The difference is luck truly was the only major indicator of who in that "successful" group went from "decent salary in a nice job" to "building generational wealth" - that seems very much more random than a baseline of "middle class" success.

It usually goes the other way around: people who say that luck isn't important are precisely those that have been very lucky. They have no self-recognition of it. Rather, because they've achieved success with little effort, they have learned and believe that anyone making as little effort as they know they did should also be as successful, so by definition if you aren't successful, you must be lazy as hell.

"I'm a self-made man! I turned that $100 million I inherited from my Dad into a billion by picking the right investment firm!"

> anyone who says that luck isn't important has possibly never had any success in life

...or want to attribute every part of it to their behavior.

Survivor bias is strong, especially in cultures where people are exposed to the idea of just world, aka meritocracy, from an early age.

Perhaps 95% of Hollywood narratives are around good guys vs bad guys and the good guys always win.

"The harder you work the luckier you get..."
True, only to a point. I knew someone who became homeless because the were unlucky enough to develop schizophrenia. They couldn't hold a job, or hold their life together without a lot of help. The assistance they got from the state was not enough to save them from dire poverty. One bad thing led to another.

So did they not work hard enough?

Another person I knew was kicked out of their parents house when they came out as trans. They were thrown out of their house as a teenager with no money and no relatives to turn to (all the relatives were deeply religious and believed that 'tough love' would make her change her wicked ways). She found work, and eventually got a place to live. But with poor education, and being a social outcast, she could only just make ends meet. It left her vulnerable, and subsequent boyfriends, "friends" and roommates would take advantage of that.

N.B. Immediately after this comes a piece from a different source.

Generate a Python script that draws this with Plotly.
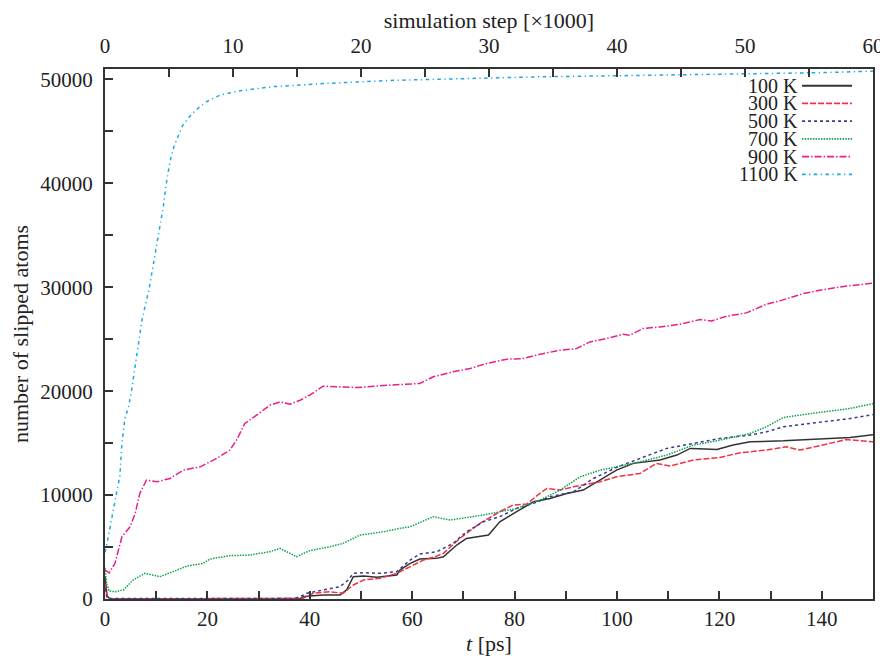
import plotly.graph_objects as go

# ---------------- data ----------------
labels = ["100 K", "300 K", "500 K", "700 K", "900 K", "1100 K"]

t_100 = [0, 0.4, 1, 10, 20, 30, 38, 38.7, 40, 42.6, 45.9, 47.2, 48.5, 50.5, 53.1, 57, 57.6,
         59.6, 61.5, 64.8, 66.1, 68.7, 70.6, 74.9, 77.1, 80.4, 83.7, 86.9, 90.2, 93.4, 96.7,
         99.9, 103.2, 108.4, 111.7, 114.3, 116, 119.5, 122.7, 126, 132.5, 139, 145.5, 150]
n_100 = [2200, 300, 0, 0, 0, 0, 0, 220, 300, 380, 380, 870, 2150, 2210, 2090, 2310, 2790,
         3430, 3850, 3910, 4070, 5190, 5830, 6150, 7430, 8400, 9360, 9680, 10160, 10480, 11440,
         12400, 13050, 13370, 13850, 14490, 14450, 14390, 14810, 15130, 15220, 15350, 15550, 15800]

t_300 = [0, 0.4, 1, 10, 20, 30, 38, 38.7, 40.7, 43.9, 46.5, 48.5, 50.5, 53.7, 57, 59.6, 62.2,
         64.8, 66.1, 69.3, 73.2, 77.1, 79.7, 82.4, 84.5, 86.3, 88.9, 91.5, 96.7, 99.9, 104.5,
         107.7, 110.4, 114.9, 120.1, 124, 129.2, 133.1, 135.7, 140.9, 144.8, 147, 150]
n_300 = [1500, 200, 0, 0, 0, 0, 0, 70, 550, 700, 550, 1350, 1830, 1990, 2470, 3110, 3750,
         4130, 4390, 5830, 7270, 8400, 9040, 9140, 10000, 10640, 10480, 10800, 11280, 11760, 12080,
         13050, 12790, 13370, 13620, 14070, 14330, 14650, 14330, 14900, 15350, 15250, 15130]

t_500 = [0, 0.4, 1, 10, 20, 30, 37, 38, 39.4, 42.6, 45.9, 47.5, 48.5, 50.5, 53.7, 57, 59.6,
         61.5, 64.8, 68, 70.6, 73.9, 77.1, 80.4, 83.7, 86.9, 91.5, 95.4, 99.9, 104.5, 109.7,
         114.9, 120.1, 126, 129.2, 132.5, 139, 145.5, 150]
n_500 = [1000, 100, 50, 50, 50, 50, 50, 200, 550, 870, 1180, 1830, 2470, 2530, 2470, 2630, 3750,
         4330, 4550, 5350, 6470, 7430, 7920, 8720, 9200, 9840, 10320, 11600, 12660, 13530, 14490,
         14970, 15450, 15770, 16090, 16570, 16950, 17370, 17750]

t_700 = [0, 0.3, 0.8, 2, 3.6, 5.5, 7.8, 10.7, 13.3, 16, 19.2, 20.5, 24.4, 28.3, 32.2, 34.2,
         37.4, 40, 43.9, 46.5, 49.8, 54.4, 57.6, 59.6, 64.1, 67.4, 73.9, 77.1, 80.4, 85, 88.9,
         92.8, 96.7, 99.9, 104.5, 109.7, 114.9, 120.1, 126, 129.2, 132.5, 139, 145.5, 150]
n_700 = [3000, 1500, 770, 700, 870, 1830, 2470, 2150, 2630, 3170, 3430, 3850, 4170, 4230, 4550, 4870,
         4070, 4650, 5030, 5350, 6150, 6470, 6800, 6950, 7920, 7600, 8080, 8400, 8720, 9520, 10480,
         11760, 12400, 12720, 13200, 13850, 14810, 15290, 15930, 16570, 17470, 17920, 18330, 18800]

t_900 = [0, 0.3, 0.8, 1.95, 3.3, 4.9, 5.9, 6.8, 8.1, 10.1, 12.7, 15.3, 18.6, 21.8, 24.4, 25.7,
         27.3, 29.6, 32.2, 34.2, 36.1, 38.1, 40, 42.6, 49.2, 55.7, 61.5, 64.1, 68, 71.3, 74.5,
         78.5, 81.7, 85, 88.9, 92.1, 94.7, 98, 101.2, 102.5, 105.1, 108.4, 112.3, 116.2, 118.5,
         121.4, 125.3, 129.2, 131.8, 136.4, 139.6, 143.6, 150]
n_900 = [2800, 2650, 2500, 3430, 5990, 6950, 8240, 10160, 11440, 11280, 11600, 12400, 12720, 13530, 14330, 15290,
         16890, 17690, 18650, 18970, 18750, 19130, 19620, 20480, 20350, 20580, 20740, 21380, 21860, 22180, 22660,
         23080, 23140, 23560, 23940, 24100, 24740, 25070, 25480, 25380, 26030, 26180, 26440, 26890, 26760,
         27210, 27530, 28370, 28690, 29390, 29710, 30030, 30400]

t_1100 = [0, 0.3, 0.8, 1.5, 2.2, 2.9, 3.3, 3.9, 4.6, 5.2, 5.9, 6.6, 7.3, 8.0, 8.6, 9.3, 10.0,
          10.7, 11.4, 12.0, 12.7, 13.5, 14.3, 15.2, 16.0, 17.0, 18.6, 20, 22.5, 26.4, 32.8, 42.6,
          55.7, 70, 85, 100, 115, 130, 140, 150]
n_1100 = [4500, 5100, 6400, 8400, 10100, 11800, 15000, 17400, 18500, 20100, 22400, 25100, 27100, 28500, 29800, 31800, 33800,
          35800, 37800, 40100, 42100, 43600, 44600, 45600, 46100, 46700, 47400, 47900, 48500, 48900, 49300, 49600,
          49900, 50100, 50250, 50350, 50450, 50550, 50650, 50800]

x_ticks_bottom = [0, 20, 40, 60, 80, 100, 120, 140]
x_ticks_top = [0, 10, 20, 30, 40, 50, 60]
y_ticks = [0, 10000, 20000, 30000, 40000, 50000]

# ---------------- styles ----------------
series = [
    (t_100, n_100, "#333333", "solid"),
    (t_300, n_300, "#ee3344", "6px,2px"),
    (t_500, n_500, "#3a3a8e", "3px,3px"),
    (t_700, n_700, "#10a050", "1.5px,1.2px"),
    (t_900, n_900, "#e8208c", "7px,2px,1.5px,2px"),
    (t_1100, n_1100, "#18a8e8", "3.5px,3.5px,1.2px,3.5px"),
]

FONT = "Liberation Serif"
AX = "#333333"
TXT = "#222222"

fig = go.Figure()
for (tx, ny, col, dash), name in zip(series, labels):
    fig.add_trace(go.Scatter(x=tx, y=ny, mode="lines", name=name, showlegend=False,
                             line=dict(color=col, width=1.5, dash=dash)))

# invisible trace so the top axis exists
fig.add_trace(go.Scatter(x=[0, 60], y=[None, None], xaxis="x2", mode="lines",
                         showlegend=False, hoverinfo="skip"))

# custom legend: text right-aligned, line key at right
row_top = 0.9685
row_step = 0.0335
for i, ((tx, ny, col, dash), name) in enumerate(zip(series, labels)):
    yy = row_top - i * row_step
    fig.add_annotation(xref="paper", yref="paper", x=0.9035, y=yy, text=name,
                       showarrow=False, xanchor="right", yanchor="middle", borderpad=0,
                       font=dict(family=FONT, size=20, color=TXT))
    fig.add_shape(type="line", xref="paper", yref="paper", x0=0.9076, x1=0.9727,
                  y0=yy, y1=yy, line=dict(color=col, width=2 if dash == "solid" else 1.8, dash=dash))

axis_common = dict(showline=True, linecolor=AX, linewidth=2, ticks="inside", ticklen=8,
                   tickwidth=1.5, tickcolor=AX, showgrid=False, zeroline=False,
                   tickfont=dict(family=FONT, size=21, color=TXT))

# the page body has an 8px margin: plot area target 105..873 x 69..599 in the window
fig.update_layout(
    width=888, height=656,
    margin=dict(l=97, r=23, t=61, b=65, autoexpand=False),
    paper_bgcolor="white", plot_bgcolor="white",
    font=dict(family=FONT, size=21, color=TXT),
    xaxis=dict(range=[0, 150], tickvals=x_ticks_bottom, mirror=True,
               minor=dict(dtick=10, ticks="inside", ticklen=8, tickwidth=1.5, tickcolor=AX),
               title=dict(text="<i>t</i> [ps]", standoff=3, font=dict(family=FONT, size=22)),
               ticklabelstandoff=0, **axis_common),
    xaxis2=dict(range=[0, 60], overlaying="x", side="top", tickvals=x_ticks_top,
                minor=dict(dtick=5, ticks="inside", ticklen=8, tickwidth=1.5, tickcolor=AX),
                title=dict(text="simulation step [×1000]", standoff=2, font=dict(family=FONT, size=22)),
                ticklabelstandoff=6, **axis_common),
    yaxis=dict(range=[0, 51000], tickvals=y_ticks, tickformat="d", mirror=True,
               minor=dict(dtick=5000, ticks="inside", ticklen=8, tickwidth=1.5, tickcolor=AX),
               title=dict(text="number of slipped atoms", standoff=10, font=dict(family=FONT, size=22)),
               ticklabelstandoff=6, **axis_common),
)

fig.write_html("out.html")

Now you can say these are edge cases. I agree. And for most people, the "hard work" advice pays off. But realize how smug it sounds, to proclaim that all you need is hard work, when some people do everything they can and still get stuck.

Perhaps true, though working-smart and being affable/networked seems more important than grinding. Still, IME, that variable amount of luck is tiny relative to ‘starting luck’, or straight blind luck.

I think it is fair to say that luck ‘compounds’ like interest. Being in a good position generally confers more frequent and higher-value opportunities to get into a better one. Getting lucky early is very important, and the earliest luck you can get is the circumstance of your birth.

Mostly true. There is the other version of "luck favors the prepared". You can get lucky and not be able to capitalize on it.
Or luck is required, but not sufficient for success. You also have to put in the hard work and be smart.

Put another way, you can't win if you never get to play the game.

The world no doubt has a bunch of self starting geniuses who are trapped in poverty in some third world country and will never amount to anything. It's an enormous waste of an incredibly rare resource.